• [WHAT YOU NEED TO DO]:
From the listing below, return each line that includes "this".

• [DATA]:
#####

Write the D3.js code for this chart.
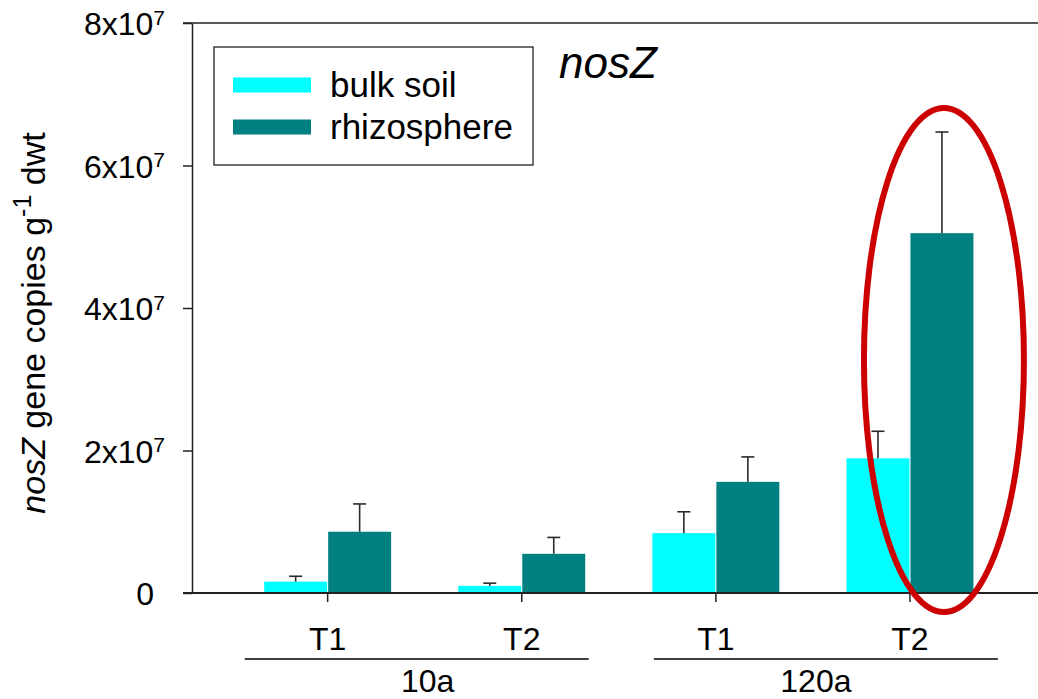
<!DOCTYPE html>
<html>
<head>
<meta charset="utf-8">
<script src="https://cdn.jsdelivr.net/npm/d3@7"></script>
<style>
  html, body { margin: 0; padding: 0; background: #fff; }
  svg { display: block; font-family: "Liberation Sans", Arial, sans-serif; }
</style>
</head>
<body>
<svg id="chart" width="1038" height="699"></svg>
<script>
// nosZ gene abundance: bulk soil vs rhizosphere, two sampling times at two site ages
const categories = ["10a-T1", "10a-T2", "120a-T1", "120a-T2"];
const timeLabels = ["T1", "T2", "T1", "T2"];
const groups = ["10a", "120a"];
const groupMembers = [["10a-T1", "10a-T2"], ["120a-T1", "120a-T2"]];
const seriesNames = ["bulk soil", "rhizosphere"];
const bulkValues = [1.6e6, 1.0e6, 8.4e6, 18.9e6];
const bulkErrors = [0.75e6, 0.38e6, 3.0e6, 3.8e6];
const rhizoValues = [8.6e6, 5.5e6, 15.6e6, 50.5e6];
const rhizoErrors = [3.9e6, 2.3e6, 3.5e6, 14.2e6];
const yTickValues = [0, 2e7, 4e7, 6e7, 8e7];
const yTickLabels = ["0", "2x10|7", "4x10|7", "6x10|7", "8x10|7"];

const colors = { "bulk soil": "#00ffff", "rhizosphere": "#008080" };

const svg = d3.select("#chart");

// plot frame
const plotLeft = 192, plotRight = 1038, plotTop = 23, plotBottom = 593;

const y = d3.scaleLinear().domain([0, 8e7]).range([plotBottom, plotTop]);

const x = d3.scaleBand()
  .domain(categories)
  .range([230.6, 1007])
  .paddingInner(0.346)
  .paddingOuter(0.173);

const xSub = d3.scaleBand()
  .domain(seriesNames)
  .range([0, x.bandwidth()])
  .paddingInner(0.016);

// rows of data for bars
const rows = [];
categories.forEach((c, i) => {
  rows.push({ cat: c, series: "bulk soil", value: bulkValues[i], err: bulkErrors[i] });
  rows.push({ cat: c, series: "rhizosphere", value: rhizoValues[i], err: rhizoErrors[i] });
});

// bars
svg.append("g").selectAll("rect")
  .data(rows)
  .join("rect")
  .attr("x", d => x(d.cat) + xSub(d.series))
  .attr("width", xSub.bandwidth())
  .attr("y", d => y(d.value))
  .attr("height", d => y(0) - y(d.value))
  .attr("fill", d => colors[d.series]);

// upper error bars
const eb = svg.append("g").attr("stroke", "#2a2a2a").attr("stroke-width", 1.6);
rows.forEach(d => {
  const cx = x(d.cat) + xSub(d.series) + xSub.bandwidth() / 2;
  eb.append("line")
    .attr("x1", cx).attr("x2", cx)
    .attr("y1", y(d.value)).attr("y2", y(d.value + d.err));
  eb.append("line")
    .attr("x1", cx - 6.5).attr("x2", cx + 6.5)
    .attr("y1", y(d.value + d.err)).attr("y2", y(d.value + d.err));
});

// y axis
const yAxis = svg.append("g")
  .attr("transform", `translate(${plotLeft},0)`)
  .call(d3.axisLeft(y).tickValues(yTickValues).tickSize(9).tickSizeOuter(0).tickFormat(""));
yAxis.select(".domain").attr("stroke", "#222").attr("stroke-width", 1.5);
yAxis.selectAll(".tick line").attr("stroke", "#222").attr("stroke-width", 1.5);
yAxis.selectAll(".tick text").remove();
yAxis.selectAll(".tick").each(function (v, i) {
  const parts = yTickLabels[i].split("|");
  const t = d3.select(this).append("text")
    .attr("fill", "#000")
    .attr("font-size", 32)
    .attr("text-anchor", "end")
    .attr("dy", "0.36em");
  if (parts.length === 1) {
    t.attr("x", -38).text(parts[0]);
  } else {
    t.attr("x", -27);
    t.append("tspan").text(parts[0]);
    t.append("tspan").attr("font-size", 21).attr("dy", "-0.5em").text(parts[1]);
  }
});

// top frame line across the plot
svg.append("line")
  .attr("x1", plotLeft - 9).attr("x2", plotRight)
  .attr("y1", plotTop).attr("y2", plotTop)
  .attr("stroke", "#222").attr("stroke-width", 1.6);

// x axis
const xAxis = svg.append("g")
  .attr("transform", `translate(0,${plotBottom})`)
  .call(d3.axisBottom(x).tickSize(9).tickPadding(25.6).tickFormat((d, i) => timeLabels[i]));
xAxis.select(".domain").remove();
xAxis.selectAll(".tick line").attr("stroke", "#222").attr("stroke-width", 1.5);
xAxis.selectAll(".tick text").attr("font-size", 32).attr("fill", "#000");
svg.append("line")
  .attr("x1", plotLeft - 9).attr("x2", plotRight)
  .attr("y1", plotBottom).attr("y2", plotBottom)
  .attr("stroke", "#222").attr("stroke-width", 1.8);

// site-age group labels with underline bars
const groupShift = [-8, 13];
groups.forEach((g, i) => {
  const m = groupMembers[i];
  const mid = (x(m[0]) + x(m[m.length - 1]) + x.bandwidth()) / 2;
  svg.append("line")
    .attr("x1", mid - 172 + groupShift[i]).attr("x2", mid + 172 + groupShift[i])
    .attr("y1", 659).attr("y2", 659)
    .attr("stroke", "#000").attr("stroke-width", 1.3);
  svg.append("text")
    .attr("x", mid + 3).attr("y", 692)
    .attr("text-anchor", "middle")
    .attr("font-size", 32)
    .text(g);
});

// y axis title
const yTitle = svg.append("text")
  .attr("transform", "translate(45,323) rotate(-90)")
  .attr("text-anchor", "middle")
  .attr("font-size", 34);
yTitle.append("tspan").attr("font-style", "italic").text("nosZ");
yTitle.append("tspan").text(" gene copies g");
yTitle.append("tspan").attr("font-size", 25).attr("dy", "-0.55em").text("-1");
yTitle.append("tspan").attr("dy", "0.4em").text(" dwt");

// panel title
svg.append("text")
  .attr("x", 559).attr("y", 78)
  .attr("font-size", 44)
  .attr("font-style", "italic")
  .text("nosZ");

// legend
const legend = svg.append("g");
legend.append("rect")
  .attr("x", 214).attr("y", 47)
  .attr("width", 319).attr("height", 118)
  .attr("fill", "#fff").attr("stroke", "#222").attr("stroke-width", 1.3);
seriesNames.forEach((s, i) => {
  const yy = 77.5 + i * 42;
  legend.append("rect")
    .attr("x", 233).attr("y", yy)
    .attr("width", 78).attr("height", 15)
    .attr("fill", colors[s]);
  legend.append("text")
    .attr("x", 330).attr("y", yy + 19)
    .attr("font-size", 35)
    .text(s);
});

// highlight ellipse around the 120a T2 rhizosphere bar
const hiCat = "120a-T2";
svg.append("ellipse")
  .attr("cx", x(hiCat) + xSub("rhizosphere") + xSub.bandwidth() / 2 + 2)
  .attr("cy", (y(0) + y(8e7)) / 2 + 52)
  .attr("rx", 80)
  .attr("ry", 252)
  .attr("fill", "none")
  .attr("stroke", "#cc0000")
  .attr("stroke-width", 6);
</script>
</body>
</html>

#####

• [TASK SOLUTION]:
Write the D3.js code for this chart.
  const t = d3.select(this).append("text")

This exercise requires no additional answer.